Ahora que está otra vez tan de moda reivindicar el cine y, en general, el pasado quinqui en nuestra cultura popular, nos ha parecido oportuno rescatar este breve pero intenso texto, publicado originalmente en el estupendo fanzine leonés Vinalia Trippers, en su especial Spanish Quinqui, editado en 2013 con portada del siempre grande Miguel Ángel Martín, en el que tuve la fortuna de colaborar, como en otras ocasiones gracias a la amable invitación de Vicente Muñoz Álvarez, uno de sus principales responsables, escritor, poeta y figura fundamental de la contracultura en la capital leonesa. Espero que aporte una visión distinta del fenómeno, algo menos sentimental y nostálgica que la habitual en muchos de entre quienes no vivieron los “viejos buenos tiempos” de El Torete, El Vaquilla y los demás:
La mitología quinqui me produce profundos sentimientos de amor/odio.
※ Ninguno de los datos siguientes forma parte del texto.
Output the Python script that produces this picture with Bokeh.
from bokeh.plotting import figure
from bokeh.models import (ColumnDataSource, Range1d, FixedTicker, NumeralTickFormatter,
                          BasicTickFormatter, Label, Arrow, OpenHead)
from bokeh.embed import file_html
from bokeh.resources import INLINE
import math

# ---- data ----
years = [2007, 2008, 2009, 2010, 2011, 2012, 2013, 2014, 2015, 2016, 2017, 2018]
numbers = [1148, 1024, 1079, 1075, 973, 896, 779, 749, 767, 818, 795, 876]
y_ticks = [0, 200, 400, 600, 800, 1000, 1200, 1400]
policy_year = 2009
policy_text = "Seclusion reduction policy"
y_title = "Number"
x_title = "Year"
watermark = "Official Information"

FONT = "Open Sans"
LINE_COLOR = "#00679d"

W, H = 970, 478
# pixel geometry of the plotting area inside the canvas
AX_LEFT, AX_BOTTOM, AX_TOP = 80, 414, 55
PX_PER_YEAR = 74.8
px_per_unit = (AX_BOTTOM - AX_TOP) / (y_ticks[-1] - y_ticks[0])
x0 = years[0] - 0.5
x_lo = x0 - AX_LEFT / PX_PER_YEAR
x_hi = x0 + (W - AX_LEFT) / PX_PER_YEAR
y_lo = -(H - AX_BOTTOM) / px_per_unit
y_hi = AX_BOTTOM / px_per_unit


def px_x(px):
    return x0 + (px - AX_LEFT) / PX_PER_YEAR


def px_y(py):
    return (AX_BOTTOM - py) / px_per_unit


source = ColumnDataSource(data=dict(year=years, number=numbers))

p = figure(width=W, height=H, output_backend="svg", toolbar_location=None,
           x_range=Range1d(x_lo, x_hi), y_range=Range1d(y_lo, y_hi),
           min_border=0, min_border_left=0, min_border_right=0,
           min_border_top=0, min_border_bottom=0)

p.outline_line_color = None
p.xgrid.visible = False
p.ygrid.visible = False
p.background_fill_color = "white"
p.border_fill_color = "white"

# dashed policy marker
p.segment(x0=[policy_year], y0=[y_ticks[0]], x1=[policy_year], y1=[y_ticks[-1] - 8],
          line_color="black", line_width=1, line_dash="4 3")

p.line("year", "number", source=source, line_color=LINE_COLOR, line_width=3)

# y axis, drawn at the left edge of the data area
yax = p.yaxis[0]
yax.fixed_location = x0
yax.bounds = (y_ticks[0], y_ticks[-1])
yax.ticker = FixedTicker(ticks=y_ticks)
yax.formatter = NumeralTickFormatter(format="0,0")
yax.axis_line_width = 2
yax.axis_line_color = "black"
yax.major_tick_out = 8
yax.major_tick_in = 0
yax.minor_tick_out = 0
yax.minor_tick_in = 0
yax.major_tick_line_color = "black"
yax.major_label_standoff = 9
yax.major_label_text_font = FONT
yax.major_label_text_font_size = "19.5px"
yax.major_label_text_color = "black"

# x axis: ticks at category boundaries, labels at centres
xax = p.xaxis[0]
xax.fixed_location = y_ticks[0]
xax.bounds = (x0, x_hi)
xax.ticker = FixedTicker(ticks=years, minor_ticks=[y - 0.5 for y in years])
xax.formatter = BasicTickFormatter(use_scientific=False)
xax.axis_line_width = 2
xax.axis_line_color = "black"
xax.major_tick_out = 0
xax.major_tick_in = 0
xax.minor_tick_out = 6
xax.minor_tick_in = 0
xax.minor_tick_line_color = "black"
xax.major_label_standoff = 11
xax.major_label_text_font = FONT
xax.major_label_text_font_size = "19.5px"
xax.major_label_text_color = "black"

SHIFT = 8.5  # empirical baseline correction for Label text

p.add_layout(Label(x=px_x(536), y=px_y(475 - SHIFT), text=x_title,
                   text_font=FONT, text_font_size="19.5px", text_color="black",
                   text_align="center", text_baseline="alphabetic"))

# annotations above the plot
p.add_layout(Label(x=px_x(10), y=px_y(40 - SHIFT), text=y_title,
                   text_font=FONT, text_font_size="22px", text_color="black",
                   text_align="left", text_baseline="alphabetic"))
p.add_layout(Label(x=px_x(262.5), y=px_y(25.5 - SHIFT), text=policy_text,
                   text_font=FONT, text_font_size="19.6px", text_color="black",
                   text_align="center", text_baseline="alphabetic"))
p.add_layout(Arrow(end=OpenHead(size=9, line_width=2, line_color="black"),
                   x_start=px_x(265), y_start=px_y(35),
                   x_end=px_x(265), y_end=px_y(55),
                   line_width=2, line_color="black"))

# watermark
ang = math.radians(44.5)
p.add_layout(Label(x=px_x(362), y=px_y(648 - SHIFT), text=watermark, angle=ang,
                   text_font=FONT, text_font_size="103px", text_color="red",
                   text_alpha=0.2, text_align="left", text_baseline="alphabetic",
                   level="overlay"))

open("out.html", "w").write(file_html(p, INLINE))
O solo de odio, no sé. Es cierto que las películas de José Antonio de la Loma y Eloy de la Iglesia, aparte de algunas otras que se apuntaron al carro, como Deprisa, deprisa de Saura, constituyen un fenómeno popular fascinante. Un genuino cine de género hispano, con profundas raíces en una coyuntura sociocultural, cuyos ecos siguen resonando en nosotros a día de hoy. Un cine comercial, del pueblo y para el pueblo, con algo de serie negra, algo de denuncia social y mucho de exploitation, que dicen los anglos. Un encuentro singular entre realidad y cine, como demuestran El Torete o El Vaquilla, antihéroes del género tan auténticos como la vida misma. El problema, de hecho, es que son demasiado auténticos para alguien como yo, que vivió su infancia y adolescencia en los 70, en el madrileño y satánico Carabanchel Bajo, junto a la Calle de la Vía, en un lugar llamado Colonias Experimentales… El problema es que yo conocí a los héroes del cine quinqui en mis propias carnes. Y no era nada divertido.
Recuerdo cuando cruzar la Calle de la Vía, hoy saneada y urbanizada como una absurda distopía residencial, era arriesgarte a perderlo todo: la bici, la paga, los chicles, el balón, la cartera (del colegio, claro), los cromos, los libros de texto. Y hasta la vergüenza (o sea, los pantalones). Recuerdo cuando pagabas un impuesto revolucionario por salir de clase, en el Colegio Nacional República del Ecuador, en mitad de un descampado, para volver a casa entero, con todos tus bienes y sin un ojo morado. Recuerdo cuando, una vez, apenas pudimos escapar ―éramos cinco o seis chavales―, de “las ruinas”, como llamábamos a otro descampado próximo coronado por un bloque de edificios sin terminar, ominosos esqueletos prehistóricos de hierro y cemento, acosados por una pandilla de quinquis que se divertía arreándonos pedradas y amenazándonos con palos y navajas. Me acuerdo de compañeros quinquis, ya en octavo de E. G. B. y en los primeros años de B. U. P., de los que me hice “amigo”, para que me protegieran de sus colegas ―esos “colegas” de Eloy de la Iglesia―, y de ellos mismos. Les compraba por veinte duros libros y cómics robados en grandes almacenes, y así les ayudaba a pagarse el caballo suyo de cada día. A veces, les sacaba anfetas de la farmacia sin receta, porque yo era payo y tenía cara de bueno.
Pero lo peor es que me acuerdo de cómo me alegré cuando empezaron a caer. Me alegré cuando uno se mató en el metro, saltando de vagón en vagón, perseguido por la poli. Me alegré cuando comenzaron a quedarse en los callejones, en las chabolas abandonadas, con la jeringuilla colgando del brazo, pálido y lleno de agujeritos. Me alegraba, cada vez que sabía de alguno que se estrellaba con la moto. Me alegré cuando supe que La Banda del Cobeta ya no tenía Cobeta, porque lo habían enchironado (y la palmó allí)… No, no me gusta demasiado el cine quinqui. Salvo los finales de las pelis, claro. Esos sí. Esos los sigo disfrutando hoy.